- DIRECTIONS:
Copy nothing but the part that opens with the line containing "Write the matplotlib code for this chart." and closes with the line containing "from matplotlib.ticker import MultipleLocator". Do not include pictures.

- DATA ROWS:
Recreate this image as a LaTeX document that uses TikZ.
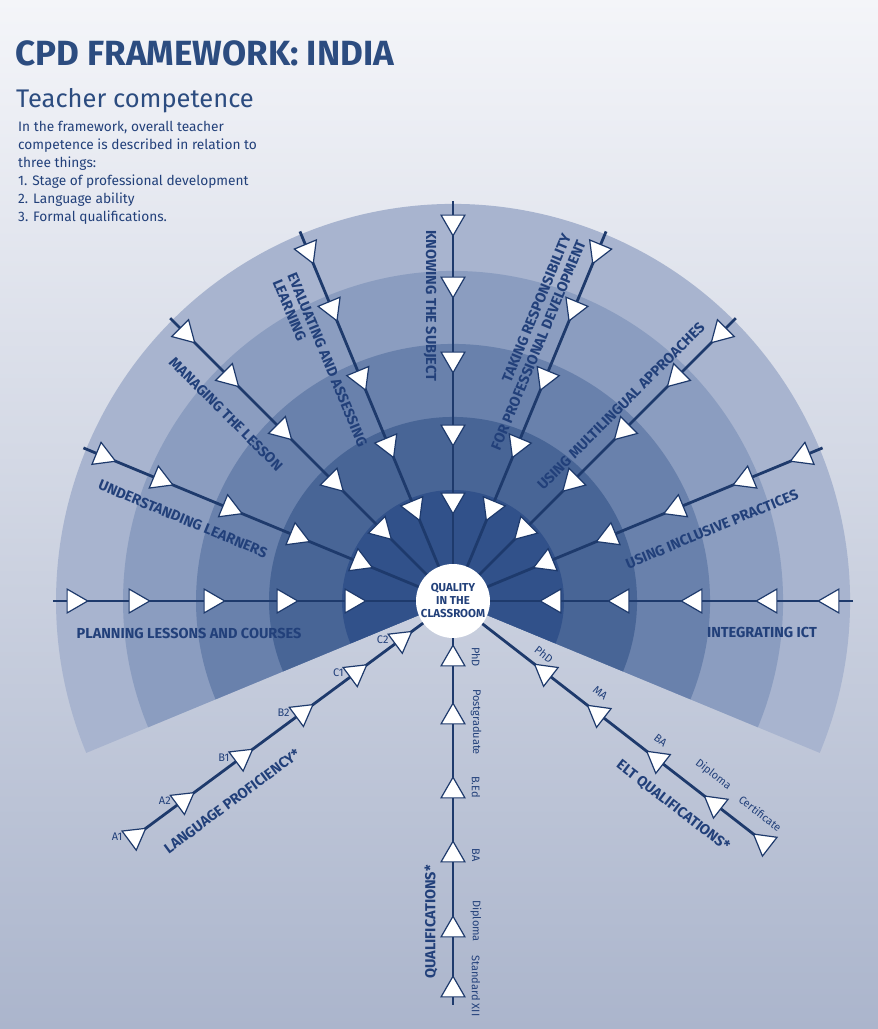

* * *

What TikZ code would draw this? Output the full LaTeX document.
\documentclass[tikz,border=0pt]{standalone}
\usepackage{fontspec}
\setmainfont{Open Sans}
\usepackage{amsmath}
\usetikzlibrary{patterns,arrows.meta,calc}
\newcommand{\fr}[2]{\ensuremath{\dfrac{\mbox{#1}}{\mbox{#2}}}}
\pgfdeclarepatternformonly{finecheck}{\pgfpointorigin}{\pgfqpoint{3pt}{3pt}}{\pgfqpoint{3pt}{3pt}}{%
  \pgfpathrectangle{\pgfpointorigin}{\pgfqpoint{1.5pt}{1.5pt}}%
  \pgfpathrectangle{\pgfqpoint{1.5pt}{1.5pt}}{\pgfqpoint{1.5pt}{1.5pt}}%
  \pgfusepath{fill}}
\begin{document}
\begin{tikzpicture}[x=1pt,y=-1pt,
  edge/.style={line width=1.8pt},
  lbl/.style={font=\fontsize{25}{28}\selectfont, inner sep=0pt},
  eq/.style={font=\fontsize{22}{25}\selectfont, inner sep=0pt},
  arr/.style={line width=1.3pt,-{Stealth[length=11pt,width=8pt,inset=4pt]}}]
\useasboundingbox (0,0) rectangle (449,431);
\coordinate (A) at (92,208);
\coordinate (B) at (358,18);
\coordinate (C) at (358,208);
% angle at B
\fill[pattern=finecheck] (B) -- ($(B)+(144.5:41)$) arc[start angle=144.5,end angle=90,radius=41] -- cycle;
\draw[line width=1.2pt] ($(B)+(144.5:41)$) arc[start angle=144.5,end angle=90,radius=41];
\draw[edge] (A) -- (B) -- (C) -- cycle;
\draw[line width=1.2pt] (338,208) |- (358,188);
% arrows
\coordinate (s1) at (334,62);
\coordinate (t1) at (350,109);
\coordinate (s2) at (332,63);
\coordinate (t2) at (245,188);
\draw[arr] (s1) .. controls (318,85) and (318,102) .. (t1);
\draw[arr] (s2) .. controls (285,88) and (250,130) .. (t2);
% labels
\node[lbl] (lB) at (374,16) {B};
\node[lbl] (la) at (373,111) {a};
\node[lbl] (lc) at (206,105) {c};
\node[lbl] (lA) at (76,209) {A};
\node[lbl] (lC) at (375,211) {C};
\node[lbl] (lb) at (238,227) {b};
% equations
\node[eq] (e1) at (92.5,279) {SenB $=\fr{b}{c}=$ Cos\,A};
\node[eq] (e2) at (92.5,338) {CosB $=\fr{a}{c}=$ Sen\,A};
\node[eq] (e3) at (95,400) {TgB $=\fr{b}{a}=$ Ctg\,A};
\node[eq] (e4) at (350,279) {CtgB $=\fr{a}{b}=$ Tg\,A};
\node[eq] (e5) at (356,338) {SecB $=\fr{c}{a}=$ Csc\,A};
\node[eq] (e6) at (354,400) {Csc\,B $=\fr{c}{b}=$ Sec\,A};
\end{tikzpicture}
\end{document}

* * *

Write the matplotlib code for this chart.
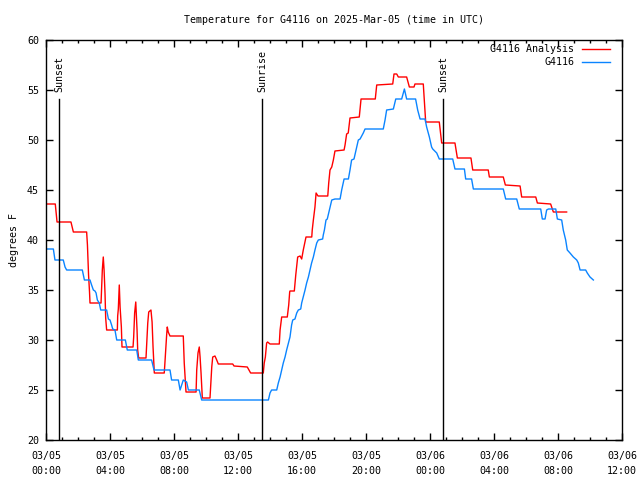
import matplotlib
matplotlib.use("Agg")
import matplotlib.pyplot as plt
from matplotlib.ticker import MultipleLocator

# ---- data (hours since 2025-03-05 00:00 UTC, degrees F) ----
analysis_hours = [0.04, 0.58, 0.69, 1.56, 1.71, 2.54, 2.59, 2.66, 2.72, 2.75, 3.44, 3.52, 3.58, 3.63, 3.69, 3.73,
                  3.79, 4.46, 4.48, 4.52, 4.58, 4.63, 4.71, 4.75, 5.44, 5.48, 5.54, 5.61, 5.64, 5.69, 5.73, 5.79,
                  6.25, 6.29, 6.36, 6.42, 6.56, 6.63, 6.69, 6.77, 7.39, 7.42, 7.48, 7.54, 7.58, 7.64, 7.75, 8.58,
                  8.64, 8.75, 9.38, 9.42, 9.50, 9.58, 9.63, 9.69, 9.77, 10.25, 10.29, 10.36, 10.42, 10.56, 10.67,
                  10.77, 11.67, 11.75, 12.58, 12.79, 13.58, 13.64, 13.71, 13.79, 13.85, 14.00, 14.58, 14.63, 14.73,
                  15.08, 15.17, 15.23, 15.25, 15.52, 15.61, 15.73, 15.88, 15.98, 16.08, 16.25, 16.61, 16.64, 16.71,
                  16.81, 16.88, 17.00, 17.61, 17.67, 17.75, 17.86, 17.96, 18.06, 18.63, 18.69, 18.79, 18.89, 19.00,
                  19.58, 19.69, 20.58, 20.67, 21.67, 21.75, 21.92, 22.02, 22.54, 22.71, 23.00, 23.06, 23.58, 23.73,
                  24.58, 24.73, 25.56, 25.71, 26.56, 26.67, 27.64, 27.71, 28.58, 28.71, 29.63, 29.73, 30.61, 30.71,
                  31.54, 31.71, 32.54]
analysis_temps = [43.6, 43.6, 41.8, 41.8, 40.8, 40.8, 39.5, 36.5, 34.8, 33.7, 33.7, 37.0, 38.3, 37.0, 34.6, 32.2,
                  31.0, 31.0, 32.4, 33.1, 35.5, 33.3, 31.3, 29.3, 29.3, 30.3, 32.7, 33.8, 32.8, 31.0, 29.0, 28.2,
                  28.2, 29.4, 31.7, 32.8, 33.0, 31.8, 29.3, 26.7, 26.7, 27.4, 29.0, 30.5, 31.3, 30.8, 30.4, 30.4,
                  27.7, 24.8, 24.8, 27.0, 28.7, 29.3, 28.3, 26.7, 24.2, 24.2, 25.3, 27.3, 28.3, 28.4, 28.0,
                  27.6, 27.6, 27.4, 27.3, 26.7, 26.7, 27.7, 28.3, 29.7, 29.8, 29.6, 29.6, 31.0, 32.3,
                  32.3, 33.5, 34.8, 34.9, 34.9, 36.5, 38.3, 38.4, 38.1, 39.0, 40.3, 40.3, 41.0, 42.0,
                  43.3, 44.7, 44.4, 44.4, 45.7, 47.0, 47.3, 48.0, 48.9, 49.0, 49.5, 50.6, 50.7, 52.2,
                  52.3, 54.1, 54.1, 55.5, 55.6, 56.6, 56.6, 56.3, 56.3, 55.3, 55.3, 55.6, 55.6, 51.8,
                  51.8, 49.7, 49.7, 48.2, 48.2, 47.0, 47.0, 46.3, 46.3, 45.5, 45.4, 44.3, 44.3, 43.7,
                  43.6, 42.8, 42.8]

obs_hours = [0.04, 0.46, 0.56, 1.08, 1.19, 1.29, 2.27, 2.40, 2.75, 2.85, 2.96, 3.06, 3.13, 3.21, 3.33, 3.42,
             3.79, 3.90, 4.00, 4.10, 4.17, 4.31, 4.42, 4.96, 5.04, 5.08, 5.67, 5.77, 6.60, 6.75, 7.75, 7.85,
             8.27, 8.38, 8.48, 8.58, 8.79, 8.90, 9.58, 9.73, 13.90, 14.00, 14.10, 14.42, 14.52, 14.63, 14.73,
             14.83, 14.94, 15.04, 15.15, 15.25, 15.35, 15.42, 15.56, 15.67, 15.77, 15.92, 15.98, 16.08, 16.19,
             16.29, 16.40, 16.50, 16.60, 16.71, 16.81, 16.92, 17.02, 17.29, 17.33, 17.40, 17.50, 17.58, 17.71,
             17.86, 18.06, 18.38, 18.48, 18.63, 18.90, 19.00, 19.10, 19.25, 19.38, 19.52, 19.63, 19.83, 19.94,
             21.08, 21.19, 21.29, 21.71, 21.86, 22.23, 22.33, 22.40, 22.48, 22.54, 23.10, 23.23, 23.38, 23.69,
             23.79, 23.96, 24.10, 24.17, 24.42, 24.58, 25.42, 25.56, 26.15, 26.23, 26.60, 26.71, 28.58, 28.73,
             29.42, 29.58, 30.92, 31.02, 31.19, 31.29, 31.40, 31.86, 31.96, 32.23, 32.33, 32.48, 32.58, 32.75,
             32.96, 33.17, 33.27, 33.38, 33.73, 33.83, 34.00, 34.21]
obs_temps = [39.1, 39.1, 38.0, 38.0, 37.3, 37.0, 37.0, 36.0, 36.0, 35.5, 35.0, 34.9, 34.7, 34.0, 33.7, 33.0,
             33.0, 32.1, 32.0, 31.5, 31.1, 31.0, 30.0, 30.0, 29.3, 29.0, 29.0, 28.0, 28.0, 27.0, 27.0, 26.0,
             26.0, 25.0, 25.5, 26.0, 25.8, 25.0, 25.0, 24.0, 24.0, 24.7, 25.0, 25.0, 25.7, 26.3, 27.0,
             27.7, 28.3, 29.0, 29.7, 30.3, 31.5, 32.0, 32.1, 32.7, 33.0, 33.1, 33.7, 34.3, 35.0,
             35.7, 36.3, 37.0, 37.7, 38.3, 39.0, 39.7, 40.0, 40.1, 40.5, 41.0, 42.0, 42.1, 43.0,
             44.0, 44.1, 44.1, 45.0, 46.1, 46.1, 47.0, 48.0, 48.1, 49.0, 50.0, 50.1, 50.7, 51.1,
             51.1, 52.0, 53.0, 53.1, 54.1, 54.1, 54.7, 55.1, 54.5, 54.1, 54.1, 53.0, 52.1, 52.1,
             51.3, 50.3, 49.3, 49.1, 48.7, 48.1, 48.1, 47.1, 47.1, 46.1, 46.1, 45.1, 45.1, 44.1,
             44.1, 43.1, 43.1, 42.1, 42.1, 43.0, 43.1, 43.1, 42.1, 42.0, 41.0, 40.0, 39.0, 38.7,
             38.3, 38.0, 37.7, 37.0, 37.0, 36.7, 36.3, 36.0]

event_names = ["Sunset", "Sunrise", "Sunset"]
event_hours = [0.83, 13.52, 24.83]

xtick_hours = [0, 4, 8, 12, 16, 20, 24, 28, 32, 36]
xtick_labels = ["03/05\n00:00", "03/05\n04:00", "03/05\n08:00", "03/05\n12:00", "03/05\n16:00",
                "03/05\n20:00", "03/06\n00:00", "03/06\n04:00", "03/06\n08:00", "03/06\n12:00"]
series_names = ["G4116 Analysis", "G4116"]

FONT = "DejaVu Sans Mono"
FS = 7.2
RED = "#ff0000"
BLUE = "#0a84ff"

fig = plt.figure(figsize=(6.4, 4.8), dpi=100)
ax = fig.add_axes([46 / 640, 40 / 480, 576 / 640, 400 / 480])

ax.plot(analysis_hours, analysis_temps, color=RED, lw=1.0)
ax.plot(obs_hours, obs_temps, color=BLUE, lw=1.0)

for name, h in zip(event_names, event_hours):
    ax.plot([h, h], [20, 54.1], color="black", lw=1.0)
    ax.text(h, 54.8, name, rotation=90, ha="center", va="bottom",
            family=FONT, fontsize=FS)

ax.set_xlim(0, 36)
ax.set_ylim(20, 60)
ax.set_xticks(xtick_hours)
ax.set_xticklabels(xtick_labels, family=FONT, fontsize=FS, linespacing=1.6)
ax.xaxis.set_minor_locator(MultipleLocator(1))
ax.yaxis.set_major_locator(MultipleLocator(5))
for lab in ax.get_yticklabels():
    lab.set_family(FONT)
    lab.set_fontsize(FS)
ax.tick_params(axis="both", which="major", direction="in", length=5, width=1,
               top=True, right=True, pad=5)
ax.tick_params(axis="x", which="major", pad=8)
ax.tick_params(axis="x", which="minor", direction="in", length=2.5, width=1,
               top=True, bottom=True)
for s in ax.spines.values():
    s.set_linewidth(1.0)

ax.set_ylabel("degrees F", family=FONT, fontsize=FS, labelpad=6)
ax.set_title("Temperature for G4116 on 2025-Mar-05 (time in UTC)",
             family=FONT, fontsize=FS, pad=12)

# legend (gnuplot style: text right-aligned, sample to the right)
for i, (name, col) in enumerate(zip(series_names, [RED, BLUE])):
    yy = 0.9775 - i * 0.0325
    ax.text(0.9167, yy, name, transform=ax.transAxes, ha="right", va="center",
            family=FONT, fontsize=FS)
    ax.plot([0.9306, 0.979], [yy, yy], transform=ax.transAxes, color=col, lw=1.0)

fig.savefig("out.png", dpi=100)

- REPLY TO THE EXERCISE:
Write the matplotlib code for this chart.
import matplotlib
matplotlib.use("Agg")
import matplotlib.pyplot as plt
from matplotlib.ticker import MultipleLocator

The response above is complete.